This is the code for the paper Understanding Syntactic Generalization in Structure-inducing Language Models.
This project was developed with Python 3.10 and GCC 13.2. GCC is required only for compiling GPST-specific code
Install the requirements in env/requirements.txt, e.g. in a virtual environment:
python3.10 -m venv .silm
source .silm/bin/activate
pip install --upgrade pip
pip install -r requirements.txt
Compile GPST modules:
cd silm/gpst/
python setup.py build_ext --inplace
All custom datasets can be downloaded from here.
English data preprocessing uses the preprocssing scripts from davidarps/boot-bert, a fork of ltgoslo/boot-bert.
Dyck-k language data has been created from Hewitt et al. (2020).

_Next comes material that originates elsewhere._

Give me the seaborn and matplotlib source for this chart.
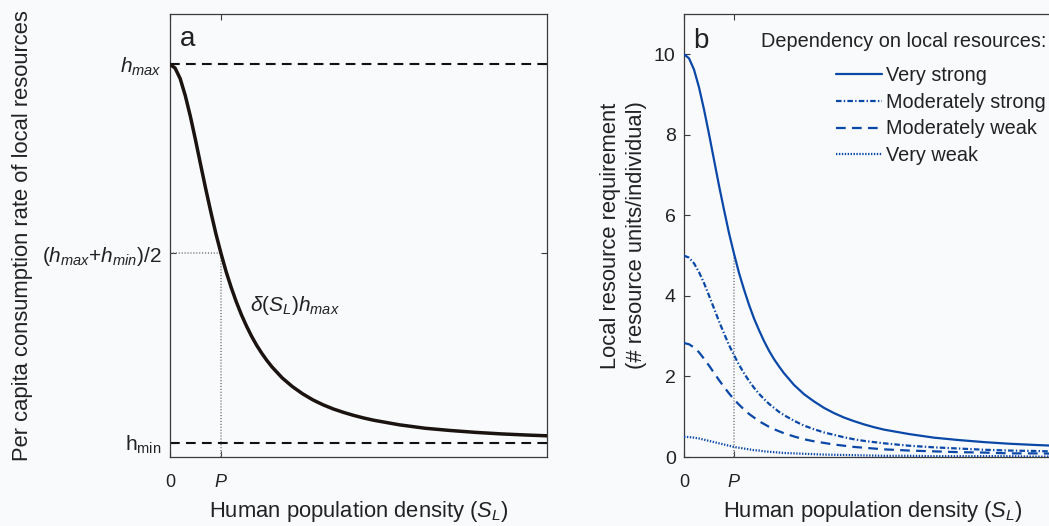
import matplotlib
matplotlib.use("Agg")
import matplotlib.pyplot as plt
from matplotlib.lines import Line2D
import pandas as pd
import seaborn as sns

# Human population density, in units of the half-saturation density P
density = [0.0, 0.1, 0.2, 0.3, 0.4, 0.5, 0.6, 0.7, 0.8, 0.9, 1.0,
           1.1, 1.2, 1.3, 1.4, 1.5, 1.6, 1.7, 1.8, 1.9, 2.0,
           2.2, 2.4, 2.6, 2.8, 3.0, 3.2, 3.4, 3.6, 3.8, 4.0,
           4.5, 5.0, 5.5, 6.0, 6.5, 7.0, 7.6]

# Panel a: per capita consumption rate, scaled so that h_min = 0 and h_max = 1
consumption = [1.000, 0.990, 0.962, 0.917, 0.862, 0.800, 0.735, 0.671, 0.610, 0.552, 0.500,
               0.452, 0.410, 0.372, 0.338, 0.308, 0.281, 0.257, 0.236, 0.217, 0.200,
               0.171, 0.148, 0.129, 0.113, 0.100, 0.089, 0.080, 0.072, 0.065, 0.059,
               0.047, 0.038, 0.032, 0.027, 0.023, 0.020, 0.017]
h_min, h_max = 0.0, 1.0
h_half = 0.5
P = 1.0

# Panel b: local resource requirement (# resource units / individual)
very_strong = [10.00, 9.90, 9.62, 9.18, 8.63, 8.02, 7.38, 6.74, 6.14, 5.56, 5.05,
               4.57, 4.16, 3.78, 3.44, 3.15, 2.88, 2.64, 2.43, 2.25, 2.08,
               1.79, 1.56, 1.38, 1.22, 1.09, 0.98, 0.89, 0.81, 0.74, 0.68,
               0.57, 0.48, 0.42, 0.37, 0.33, 0.30, 0.27]
mod_strong = [5.00, 4.95, 4.81, 4.59, 4.32, 4.01, 3.69, 3.37, 3.07, 2.78, 2.53,
              2.29, 2.08, 1.89, 1.72, 1.57, 1.44, 1.32, 1.22, 1.12, 1.04,
              0.90, 0.78, 0.69, 0.61, 0.55, 0.49, 0.44, 0.40, 0.37, 0.34,
              0.28, 0.24, 0.21, 0.18, 0.16, 0.15, 0.13]
mod_weak = [2.83, 2.80, 2.72, 2.60, 2.44, 2.27, 2.09, 1.91, 1.74, 1.58, 1.43,
            1.30, 1.18, 1.07, 0.98, 0.89, 0.82, 0.75, 0.69, 0.64, 0.59,
            0.51, 0.44, 0.39, 0.35, 0.31, 0.28, 0.25, 0.23, 0.21, 0.19,
            0.16, 0.14, 0.12, 0.11, 0.09, 0.09, 0.08]
very_weak = [0.50, 0.495, 0.48, 0.46, 0.43, 0.40, 0.37, 0.34, 0.31, 0.28, 0.25,
             0.23, 0.21, 0.19, 0.17, 0.16, 0.14, 0.13, 0.12, 0.11, 0.10,
             0.09, 0.08, 0.07, 0.06, 0.055, 0.05, 0.045, 0.04, 0.035, 0.03,
             0.03, 0.02, 0.02, 0.02, 0.02, 0.01, 0.01]

dependency_labels = ["Very strong", "Moderately strong", "Moderately weak", "Very weak"]
b_yticks = [0, 2, 4, 6, 8, 10]

BG = "#f9fafc"
BLUE = "#0a48a8"
CURVE = "#1b1310"

sns.set_theme(style="ticks")
plt.rcParams.update({
    "font.family": ["Liberation Sans", "DejaVu Sans"],
    "mathtext.fontset": "custom",
    "mathtext.rm": "Liberation Sans",
    "mathtext.it": "Liberation Sans:italic",
    "mathtext.bf": "Liberation Sans:bold",
    "lines.scale_dashes": False,
    "axes.edgecolor": "#3a3a3a",
    "axes.linewidth": 0.9,
    "xtick.direction": "in",
    "ytick.direction": "in",
    "xtick.top": True,
    "ytick.right": True,
    "xtick.major.size": 4,
    "ytick.major.size": 4,
    "xtick.major.width": 0.8,
    "ytick.major.width": 0.8,
    "xtick.color": "#3a3a3a",
    "ytick.color": "#3a3a3a",
    "xtick.labelcolor": "#222222",
    "ytick.labelcolor": "#222222",
    "text.color": "#222222",
    "axes.labelcolor": "#222222",
})

W, H = 1049, 526
fig = plt.figure(figsize=(W / 100, H / 100), dpi=100, facecolor=BG)
ax_a = fig.add_axes([170 / W, (H - 457) / H, 377 / W, 443 / H], facecolor=BG)
ax_b = fig.add_axes([684 / W, (H - 457) / H, 377 / W, 443 / H], facecolor=BG)

TICK_FS = 13
LABEL_FS = 15.8

# ---------------- panel a ----------------
ax_a.set_xlim(0, 7.39)
ax_a.set_ylim(-0.038, 1.133)
dash_long = (0, (7, 4.5))
dots = (0, (0.8, 1.3))
ax_a.axhline(h_max, color="#111111", lw=1.5, linestyle=dash_long, zorder=2)
ax_a.axhline(h_min, color="#111111", lw=1.5, linestyle=dash_long, zorder=2)
ax_a.plot([0, P], [h_half, h_half], color="#7a7a7a", lw=1.1, linestyle=dots, zorder=1)
ax_a.plot([P, P], [-0.038, h_half], color="#7a7a7a", lw=1.1, linestyle=dots, zorder=1)
sns.lineplot(x=density, y=consumption, ax=ax_a, color=CURVE, linewidth=2.5,
             errorbar=None, zorder=3)

ax_a.set_xticks([0, P])
ax_a.set_xticklabels(["0", "$P$"], fontsize=TICK_FS)
ax_a.set_yticks([h_min, h_half, h_max])
ax_a.set_yticklabels([r"h$_{\mathrm{min}}$", r"$(h_{max}$+$h_{min})/2$", r"$h_{max}$"],
                     fontsize=15)
ax_a.tick_params(axis="x", pad=12)
ax_a.tick_params(axis="y", pad=6)
ax_a.set_xlabel(r"Human population density $(S_L)$", fontsize=LABEL_FS, labelpad=6)
ax_a.set_ylabel("Per capita consumption rate of local resources", fontsize=LABEL_FS)
ax_a.yaxis.set_label_coords(-0.363, 0.5)
ax_a.text(1.57, 0.348, r"$\delta(S_L)h_{max}$", fontsize=15, ha="left", va="baseline")

# ---------------- panel b ----------------
frames = []
for label, values in zip(dependency_labels, [very_strong, mod_strong, mod_weak, very_weak]):
    frames.append(pd.DataFrame({"density": density, "requirement": values, "dependency": label}))
df_b = pd.concat(frames, ignore_index=True)

dash_styles = {
    "Very strong": "",
    "Moderately strong": (4.0, 1.6, 1.0, 1.6),
    "Moderately weak": (7.0, 4.5),
    "Very weak": (1.0, 1.1),
}
ax_b.set_xlim(0, 7.54)
ax_b.set_ylim(0, 11)
p_idx = density.index(P)
ax_b.plot([P, P], [0, very_strong[p_idx]], color="#7a7a7a", lw=1.1, linestyle=dots, zorder=1)
sns.lineplot(data=df_b, x="density", y="requirement", hue="dependency", style="dependency",
             hue_order=dependency_labels, style_order=dependency_labels,
             palette=[BLUE] * 4, dashes=dash_styles, linewidth=1.6,
             errorbar=None, legend=False, ax=ax_b, zorder=3)

ax_b.set_xticks([0, P])
ax_b.set_xticklabels(["0", "$P$"], fontsize=TICK_FS)
ax_b.set_yticks(b_yticks)
ax_b.set_yticklabels([str(v) for v in b_yticks], fontsize=TICK_FS + 1)
ax_b.tick_params(axis="x", pad=12)
ax_b.tick_params(axis="y", pad=6)
ax_b.set_xlabel(r"Human population density $(S_L)$", fontsize=LABEL_FS, labelpad=6)
ax_b.set_ylabel("Local resource requirement\n(# resource units/individual)",
                fontsize=LABEL_FS, linespacing=1.3)
ax_b.yaxis.set_label_coords(-0.098, 0.5)

handles = []
for label in dependency_labels:
    d = dash_styles[label]
    ls = "-" if d == "" else (0, d)
    handles.append(Line2D([], [], color=BLUE, lw=1.6, linestyle=ls))
fig.text(1046 / W, 1 - 47 / H, "Dependency on local resources:", fontsize=14.3,
         ha="right", va="baseline")
ax_b.legend(handles, dependency_labels,
            loc="upper left", bbox_to_anchor=(836 / W, 1 - 66 / H),
            bbox_transform=fig.transFigure, frameon=False,
            fontsize=14.3, handlelength=2.3,
            handletextpad=0.2, labelspacing=0.39, borderpad=0, borderaxespad=0)

# panel letters
fig.text(180 / W, 1 - 46 / H, "a", fontsize=20, ha="left", va="baseline")
fig.text(693 / W, 1 - 48 / H, "b", fontsize=20, ha="left", va="baseline")

fig.savefig("out.png", dpi=100, facecolor=BG)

Additional scripts for conversion, as well as data creation scripts and configs for Dyck minimal pair data, are available in scripts/data-creation.
The respective files can be unzipped in the data repository:
unzip dyckdata.zip -d data/dyckkm/ # Training data
mkdir -p data/blimpfordyck
unzip blimpfordyck.zip -d data/blimpfordyck/ # Dyck minimal pairs evaluation data
Example training commands can be found in train_commands.sh
Evaluation scripts are in silm-eval.